REFLEXIÓN SEMANAL DEL SÁBADO 04 DE OCTUBRE.
SÁBADO 4 DE OCTUBRE MEMORIA DE SAN FRANCISCO DE ASÍS, FRAILE Y DIÁCONO
NATURALEZA DE LA PAZ. Gaudium et spes (N. 78); Concilio Vaticano II
La paz no es mera ausencia de guerra ni se reduce sólo al equilibrio de las fuerzas contrarias ni nace del dominio despótico, sino que, recta y propiamente, se define como la obra de la justicia. Ella es el fruto del orden puesto en la sociedad humana por su divino fundador y que debe irse perfeccionando sin cesar por medio del esfuerzo de aquellos hombres que aspiran a implantar en el mundo una justicia cada vez más plena. En efecto, al tener el bien común del género humano su primera y esencial razón de ser en la ley eterna, y al someterse en sus exigencias concretas a las continuas transformaciones ocasionadas por la evolución de los tiempos, la paz no es nunca algo adquirido de una vez para siempre, sino que es preciso irla construyendo cada día. Como además la voluntad humana es frágil y está herida por el pecado, el mantenimiento de la paz requiere que cada uno se esfuerce constantemente por dominar sus pasiones, y exige de la autoridad legítima la vigilancia.

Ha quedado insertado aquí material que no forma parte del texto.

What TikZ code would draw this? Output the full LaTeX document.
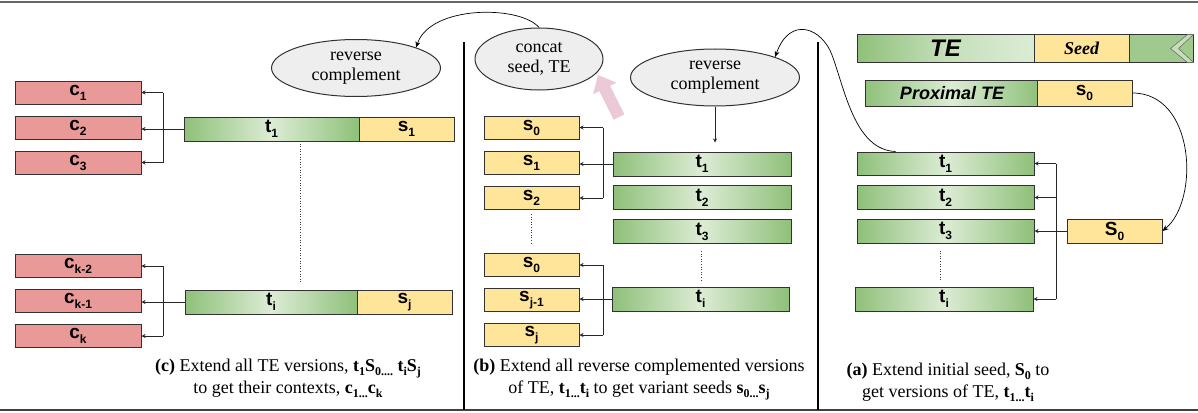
\documentclass[tikz,border=0pt]{standalone}
\usepackage{fontspec}
\setmainfont{Liberation Serif}
\setsansfont{Liberation Sans}
\usepackage{xcolor}
\usepackage{tikz}
\usetikzlibrary{shapes.geometric,arrows.meta,calc}

\definecolor{ctxred}{RGB}{234,153,153}
\definecolor{seedyel}{RGB}{255,229,153}
\definecolor{gdark}{RGB}{143,192,122}
\definecolor{glight}{RGB}{220,236,213}
\definecolor{gtail}{RGB}{160,201,142}
\definecolor{gchev}{RGB}{196,224,182}
\definecolor{ovalgray}{RGB}{238,238,238}
\definecolor{edge}{RGB}{50,50,50}
\definecolor{pinkarr}{RGB}{235,201,215}

% bold label with a lowered subscript
\newcommand{\blab}[2]{\textbf{#1}\raisebox{-5pt}{\fontsize{12}{12}\selectfont\textbf{#2}}}
\newcommand{\capsub}[1]{\raisebox{-4pt}{\fontsize{12}{12}\selectfont\textbf{#1}}}

\begin{document}
\begin{tikzpicture}[x=1pt, y=-1pt,
    ctxbox/.style={
        rectangle, draw=edge, line width=1pt, fill=ctxred,
        minimum width=126pt, minimum height=23pt, inner sep=0pt,
        font=\fontsize{19}{19}\selectfont\sffamily
    },
    seedbox/.style={
        rectangle, draw=edge, line width=1pt, fill=seedyel,
        minimum width=95pt, minimum height=24pt, inner sep=0pt,
        font=\fontsize{19}{19}\selectfont\sffamily
    },
    tebox/.style={
        rectangle, draw=edge, line width=1pt,
        left color=gdark, right color=gdark, middle color=glight,
        minimum width=177pt, minimum height=24pt, inner sep=0pt,
        font=\fontsize{19}{19}\selectfont\sffamily
    },
    oval/.style={
        ellipse, draw=edge, line width=1pt, fill=ovalgray,
        inner sep=0pt, align=center,
        font=\fontsize{18}{20}\selectfont
    },
    arrow/.style={-{Stealth[length=4pt,width=4pt]}, line width=0.8pt, black!85},
    link/.style={line width=0.8pt, black!85},
    curvearrow/.style={-{Stealth[length=6pt,width=5pt]}, line width=0.7pt, black},
    dots/.style={dotted, line width=0.6pt, black!75},
    fatarrow/.style={-{Triangle[length=15pt,width=25pt]}, line width=12pt, pinkarr},
    captext/.style={align=center, font=\fontsize{18}{22}\selectfont}
]
\useasboundingbox (0,0) rectangle (1198,412);

% Frame lines
\draw[line width=2pt, black!60] (0,2) -- (1198,2);
\draw[line width=2pt, black!75] (0,410) -- (1198,410);
\draw[line width=1.2pt] (464,42) -- (464,410);
\draw[line width=1.2pt] (818,42) -- (818,410);

% Panel (c): contexts
\node[ctxbox] (ctx1) at (78,92.5) {\blab{c}{1}};
\node[ctxbox] (ctx2) at (78,127.5) {\blab{c}{2}};
\node[ctxbox] (ctx3) at (78,162.5) {\blab{c}{3}};
\node[ctxbox] (ctxk2) at (78,266) {\blab{c}{k-2}};
\node[ctxbox] (ctxk1) at (78,300.5) {\blab{c}{k-1}};
\node[ctxbox] (ctxk) at (78,336) {\blab{c}{k}};

\node[tebox, minimum width=175pt] (tc1) at (271.5,129) {\blab{t}{1}};
\node[seedbox] (sc1) at (406.5,129) {\blab{s}{1}};
\node[tebox, minimum width=172pt] (tci) at (271,302) {\blab{t}{i}};
\node[seedbox] (scj) at (404.5,302) {\blab{s}{j}};

\node[oval, minimum width=169pt, minimum height=57pt] (rcc) at (356,68) {reverse\\complement};

\coordinate (jc) at (163,0);
\draw[link] (jc |- ctx1.east) -- (jc |- ctx3.east);
\draw[link] (jc |- ctxk2.east) -- (jc |- ctxk.east);
\draw[arrow] (tc1.west) -- (tc1.west -| ctx2.east);
\draw[arrow] (jc |- ctx1.east) -- (ctx1.east);
\draw[arrow] (jc |- ctx3.east) -- (ctx3.east);
\draw[arrow] (tci.west) -- (tci.west -| ctxk1.east);
\draw[arrow] (jc |- ctxk2.east) -- (ctxk2.east);
\draw[arrow] (jc |- ctxk.east) -- (ctxk.east);
\draw[dots] ([xshift=28.5pt,yshift=-2pt]tc1.south) -- ([xshift=29pt,yshift=7pt]tci.north);

\node[captext] (capc) at (288,378) {\textbf{(c)} Extend all TE versions, \textbf{t}\capsub{1}\textbf{S}\capsub{0....} \textbf{t}\capsub{i}\textbf{S}\capsub{j}\\
    to get their contexts, \textbf{c}\capsub{1...}\textbf{c}\capsub{k}};

% Panel (b): variant seeds
\node[oval, minimum width=128pt, minimum height=62pt] (concat) at (539,59) {concat\\seed, TE};
\node[oval, minimum width=169pt, minimum height=57pt] (rcb) at (715,77.5) {reverse\\complement};

\node[seedbox, minimum height=23pt] (sb0) at (531.5,127.5) {\blab{s}{0}};
\node[seedbox, minimum height=23pt] (sb1) at (531.5,162.5) {\blab{s}{1}};
\node[seedbox, minimum height=23pt] (sb2) at (531.5,198) {\blab{s}{2}};
\node[seedbox, minimum height=23pt] (sbz) at (531.5,265) {\blab{s}{0}};
\node[seedbox, minimum height=23pt] (sbj1) at (531.5,300) {\blab{s}{j-1}};
\node[seedbox, minimum height=23pt] (sbj) at (531.5,335) {\blab{s}{j}};

\node[tebox, minimum width=178pt] (tb1) at (702,164) {\blab{t}{1}};
\node[tebox, minimum width=178pt] (tb2) at (702,197.5) {\blab{t}{2}};
\node[tebox, minimum width=178pt] (tb3) at (702,231.5) {\blab{t}{3}};
\node[tebox, minimum width=177pt] (tbi) at (700.5,299) {\blab{t}{i}};

\coordinate (jb) at (603,0);
\draw[link] (jb |- sb0.east) -- (jb |- sb2.east);
\draw[link] (jb |- sbz.east) -- (jb |- sbj.east);
\draw[arrow] (tb1.west) -- (tb1.west -| sb1.east);
\draw[arrow] (jb |- sb0.east) -- (sb0.east);
\draw[arrow] (jb |- sb2.east) -- (sb2.east);
\draw[arrow] (tbi.west) -- (tbi.west -| sbj1.east);
\draw[arrow] (jb |- sbz.east) -- (sbz.east);
\draw[arrow] (jb |- sbj.east) -- (sbj.east);
\draw[dots] ([yshift=-4pt]sb2.south) -- ([yshift=8pt]sbz.north);
\draw[dots] ([xshift=-1pt,yshift=-7pt]tb3.south) -- ([xshift=0.5pt,yshift=5pt]tbi.north);
\draw[arrow] (rcb.south) -- ([yshift=9pt]rcb.south |- tb1.north);

% pink hint arrow toward concat
\coordinate (pkbase) at (619,117);
\coordinate (pktip) at (598,75);
\draw[fatarrow] (pkbase) -- (pktip);

\node[captext] (capb) at (639,380) {\textbf{(b)} Extend all reverse complemented versions\\
    of TE, \textbf{t}\capsub{1...}\textbf{t}\capsub{i} to get variant seeds \textbf{s}\capsub{0...}\textbf{s}\capsub{j}};

% Panel (a): initial seed
\node[tebox, right color=glight, middle color=glight!70!gdark, minimum height=27pt,
    font=\fontsize{24}{24}\selectfont\sffamily\bfseries\itshape] (te) at (945.5,48.5) {TE};
\node[seedbox, minimum height=27pt, font=\fontsize{18}{18}\selectfont\bfseries\itshape] (seed) at (1081.5,48.5) {Seed};
\node[rectangle, draw=edge, line width=1pt, fill=gtail, minimum width=64pt, minimum height=27pt,
    inner sep=0pt] (tail) at (1161,48.5) {};
\fill[gchev, draw=edge!70, line width=0.6pt] ([xshift=-6pt]tail.north east) -- ([xshift=-23pt]tail.east)
    -- ([xshift=-6pt]tail.south east) -- (tail.south east) -- ([xshift=-15pt]tail.east) -- (tail.north east) -- cycle;

\node[tebox, minimum width=174pt, minimum height=26pt,
    font=\fontsize{18}{18}\selectfont\sffamily\bfseries\itshape] (prox) at (952,93) {Proximal TE};
\node[seedbox, minimum height=26pt] (sp0) at (1084.5,93) {\blab{s}{0}};

\node[tebox, minimum height=23pt] (ta1) at (945.5,163.5) {\blab{t}{1}};
\node[tebox] (ta2) at (945.5,197.5) {\blab{t}{2}};
\node[tebox] (ta3) at (945.5,231) {\blab{t}{3}};
\node[tebox, minimum width=178pt] (tai) at (944,299) {\blab{t}{i}};
\node[seedbox] (sa0) at (1114.5,231) {\blab{S}{0}};

\coordinate (ja) at (1056,0);
\draw[link] (ja |- ta1.east) -- (ja |- tai.east);
\draw[arrow] (ja |- ta1.east) -- (ta1.east);
\draw[arrow] (ja |- ta2.east) -- (ta2.east);
\draw[arrow] (sa0.west) -- (ta3.east);
\draw[arrow] (ja |- tai.east) -- (tai.east);
\draw[dots] ([xshift=-5.5pt,yshift=-7pt]ta3.south) -- ([xshift=-4pt,yshift=5pt]tai.north);

\node[captext] (capa) at (948,382) {\textbf{(a)} Extend initial seed, \textbf{S}\capsub{0} to\\
    get versions of TE, \textbf{t}\capsub{1...}\textbf{t}\capsub{i}};

% Curved hand-offs between panels
\draw[curvearrow] (sp0.east) .. controls (1195,93) and (1200,200) .. (sa0.east);
\draw[curvearrow] ([xshift=-50pt]ta1.north) .. controls (855,150) and (845,90) .. (832,55)
    .. controls (822,28) and (790,15) .. (rcb.north east);
\draw[curvearrow] (concat.north) .. controls (520,5) and (430,5) .. (rcc.north east);
\end{tikzpicture}
\end{document}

Y todo esto es aún insuficiente. La paz de la que hablamos no puede obtenerse en este mundo si no se garantiza el bien de las personas y si los hombres no saben comunicarse entre sí espontáneamente y con confianza las riquezas de su espíritu y de su talento. La firme voluntad de respetar la dignidad de los otros hombres y pueblos y el solícito ejercicio de la fraternidad son absolutamente imprescindibles para construir la verdadera paz. Así la paz es también fruto del amor, que supera los límites de lo que exige la simple justicia. La paz terrestre, que nace del amor al prójimo, es como la imagen y el efecto de la paz de Cristo, que procede de Dios Padre. En efecto, el mismo Hijo encarnado, príncipe de la paz, ha reconciliado a todos los hombres con Dios por medio de su cruz, y reconstruyendo la unidad de todos en un solo pueblo y en un solo cuerpo, en su propia carne ha dado muerte al odio y, exaltado por su resurrección, ha derramado su Espíritu de amor en el corazón de los hombres.
Por esta razón todos los cristianos quedan vivamente invitados a que, realizando la verdad en el amor, se unan a los hombres verdaderamente pacíficos, para implorar e instaurar la paz. Movidos por este mismo espíritu, no podemos menos de alabar a quienes, renunciando a toda intervención violenta al reivindicar sus derechos, recurren a los medios de defensa que están incluso al alcance de los más débiles, con tal de que esto pueda hacerse sin lesionar los derechos y los deberes de otras personas o de la comunidad.